Instruction:
Would you repeat the listing exactly but omit every picture?

[Start]

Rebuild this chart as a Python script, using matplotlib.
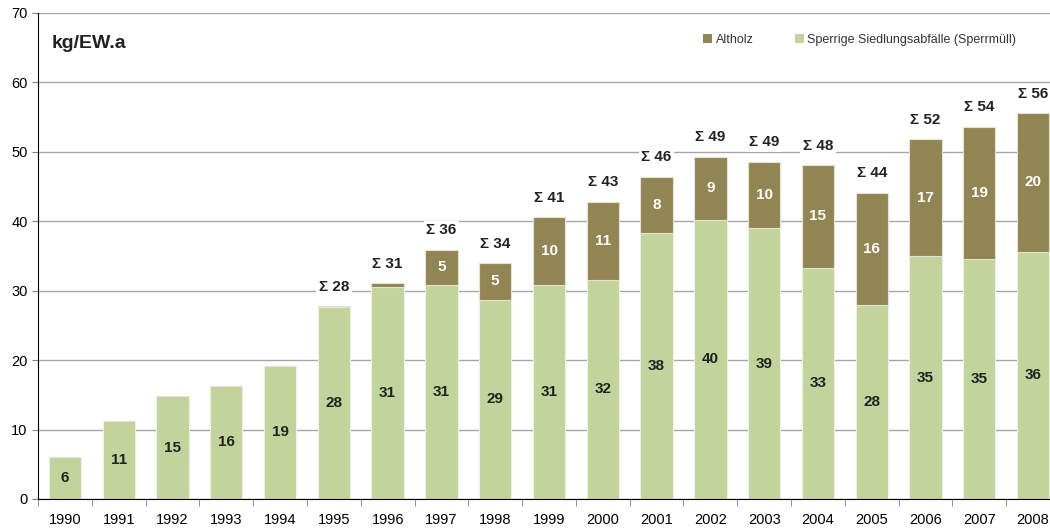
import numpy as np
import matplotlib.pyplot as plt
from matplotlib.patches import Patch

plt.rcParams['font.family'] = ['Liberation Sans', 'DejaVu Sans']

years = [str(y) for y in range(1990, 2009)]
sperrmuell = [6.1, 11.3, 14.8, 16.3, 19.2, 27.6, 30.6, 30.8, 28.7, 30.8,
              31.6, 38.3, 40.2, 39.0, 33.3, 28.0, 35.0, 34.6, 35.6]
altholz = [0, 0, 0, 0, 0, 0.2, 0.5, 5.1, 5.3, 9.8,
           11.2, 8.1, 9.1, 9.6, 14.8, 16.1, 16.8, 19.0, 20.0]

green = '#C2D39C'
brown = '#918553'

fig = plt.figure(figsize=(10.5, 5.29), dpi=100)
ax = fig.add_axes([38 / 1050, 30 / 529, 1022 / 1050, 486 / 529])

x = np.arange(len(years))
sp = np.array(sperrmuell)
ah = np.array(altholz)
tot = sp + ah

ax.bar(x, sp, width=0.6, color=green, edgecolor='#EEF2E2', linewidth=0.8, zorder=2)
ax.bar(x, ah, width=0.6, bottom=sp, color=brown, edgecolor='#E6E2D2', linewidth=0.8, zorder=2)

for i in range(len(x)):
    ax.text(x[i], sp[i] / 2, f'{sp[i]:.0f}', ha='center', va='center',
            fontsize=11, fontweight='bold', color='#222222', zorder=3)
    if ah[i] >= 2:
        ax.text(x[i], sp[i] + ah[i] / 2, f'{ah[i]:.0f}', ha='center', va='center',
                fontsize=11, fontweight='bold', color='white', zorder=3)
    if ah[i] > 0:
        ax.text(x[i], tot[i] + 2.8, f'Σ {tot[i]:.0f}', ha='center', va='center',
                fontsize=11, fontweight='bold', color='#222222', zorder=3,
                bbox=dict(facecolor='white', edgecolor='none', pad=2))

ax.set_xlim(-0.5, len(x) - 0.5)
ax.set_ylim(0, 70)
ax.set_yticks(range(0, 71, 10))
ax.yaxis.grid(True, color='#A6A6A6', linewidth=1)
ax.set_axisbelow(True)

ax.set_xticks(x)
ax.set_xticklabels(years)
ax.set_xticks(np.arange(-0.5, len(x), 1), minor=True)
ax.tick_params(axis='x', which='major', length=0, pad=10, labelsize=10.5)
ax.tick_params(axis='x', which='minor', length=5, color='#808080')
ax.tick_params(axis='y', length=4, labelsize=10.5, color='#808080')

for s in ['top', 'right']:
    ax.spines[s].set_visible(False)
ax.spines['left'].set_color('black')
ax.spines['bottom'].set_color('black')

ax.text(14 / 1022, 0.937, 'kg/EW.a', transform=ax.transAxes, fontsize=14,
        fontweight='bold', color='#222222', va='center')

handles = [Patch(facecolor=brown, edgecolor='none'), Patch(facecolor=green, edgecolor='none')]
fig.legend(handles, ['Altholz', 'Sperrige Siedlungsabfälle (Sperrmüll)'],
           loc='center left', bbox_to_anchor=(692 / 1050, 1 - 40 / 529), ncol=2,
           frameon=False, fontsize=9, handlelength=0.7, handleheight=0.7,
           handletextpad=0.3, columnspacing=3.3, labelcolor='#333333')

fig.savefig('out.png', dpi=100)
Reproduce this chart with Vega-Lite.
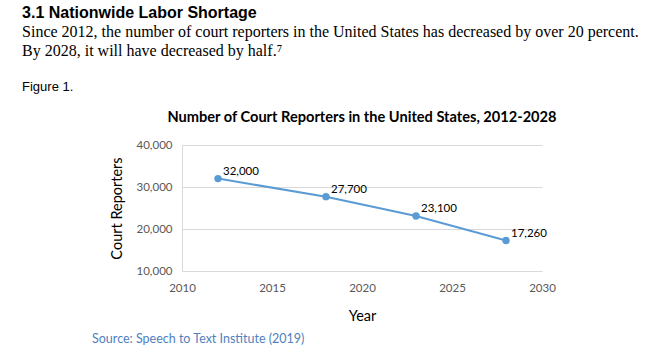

[End]

Written response:
Rebuild this chart as a Python script, using matplotlib.
import numpy as np
import matplotlib.pyplot as plt
from matplotlib.patches import Patch

plt.rcParams['font.family'] = ['Liberation Sans', 'DejaVu Sans']

years = [str(y) for y in range(1990, 2009)]
sperrmuell = [6.1, 11.3, 14.8, 16.3, 19.2, 27.6, 30.6, 30.8, 28.7, 30.8,
              31.6, 38.3, 40.2, 39.0, 33.3, 28.0, 35.0, 34.6, 35.6]
altholz = [0, 0, 0, 0, 0, 0.2, 0.5, 5.1, 5.3, 9.8,
           11.2, 8.1, 9.1, 9.6, 14.8, 16.1, 16.8, 19.0, 20.0]

green = '#C2D39C'
brown = '#918553'

fig = plt.figure(figsize=(10.5, 5.29), dpi=100)
ax = fig.add_axes([38 / 1050, 30 / 529, 1022 / 1050, 486 / 529])

x = np.arange(len(years))
sp = np.array(sperrmuell)
ah = np.array(altholz)
tot = sp + ah

ax.bar(x, sp, width=0.6, color=green, edgecolor='#EEF2E2', linewidth=0.8, zorder=2)
ax.bar(x, ah, width=0.6, bottom=sp, color=brown, edgecolor='#E6E2D2', linewidth=0.8, zorder=2)

for i in range(len(x)):
    ax.text(x[i], sp[i] / 2, f'{sp[i]:.0f}', ha='center', va='center',
            fontsize=11, fontweight='bold', color='#222222', zorder=3)
    if ah[i] >= 2:
        ax.text(x[i], sp[i] + ah[i] / 2, f'{ah[i]:.0f}', ha='center', va='center',
                fontsize=11, fontweight='bold', color='white', zorder=3)
    if ah[i] > 0:
        ax.text(x[i], tot[i] + 2.8, f'Σ {tot[i]:.0f}', ha='center', va='center',
                fontsize=11, fontweight='bold', color='#222222', zorder=3,
                bbox=dict(facecolor='white', edgecolor='none', pad=2))

ax.set_xlim(-0.5, len(x) - 0.5)
ax.set_ylim(0, 70)
ax.set_yticks(range(0, 71, 10))
ax.yaxis.grid(True, color='#A6A6A6', linewidth=1)
ax.set_axisbelow(True)

ax.set_xticks(x)
ax.set_xticklabels(years)
ax.set_xticks(np.arange(-0.5, len(x), 1), minor=True)
ax.tick_params(axis='x', which='major', length=0, pad=10, labelsize=10.5)
ax.tick_params(axis='x', which='minor', length=5, color='#808080')
ax.tick_params(axis='y', length=4, labelsize=10.5, color='#808080')

for s in ['top', 'right']:
    ax.spines[s].set_visible(False)
ax.spines['left'].set_color('black')
ax.spines['bottom'].set_color('black')

ax.text(14 / 1022, 0.937, 'kg/EW.a', transform=ax.transAxes, fontsize=14,
        fontweight='bold', color='#222222', va='center')

handles = [Patch(facecolor=brown, edgecolor='none'), Patch(facecolor=green, edgecolor='none')]
fig.legend(handles, ['Altholz', 'Sperrige Siedlungsabfälle (Sperrmüll)'],
           loc='center left', bbox_to_anchor=(692 / 1050, 1 - 40 / 529), ncol=2,
           frameon=False, fontsize=9, handlelength=0.7, handleheight=0.7,
           handletextpad=0.3, columnspacing=3.3, labelcolor='#333333')

fig.savefig('out.png', dpi=100)
Reproduce this chart with Vega-Lite.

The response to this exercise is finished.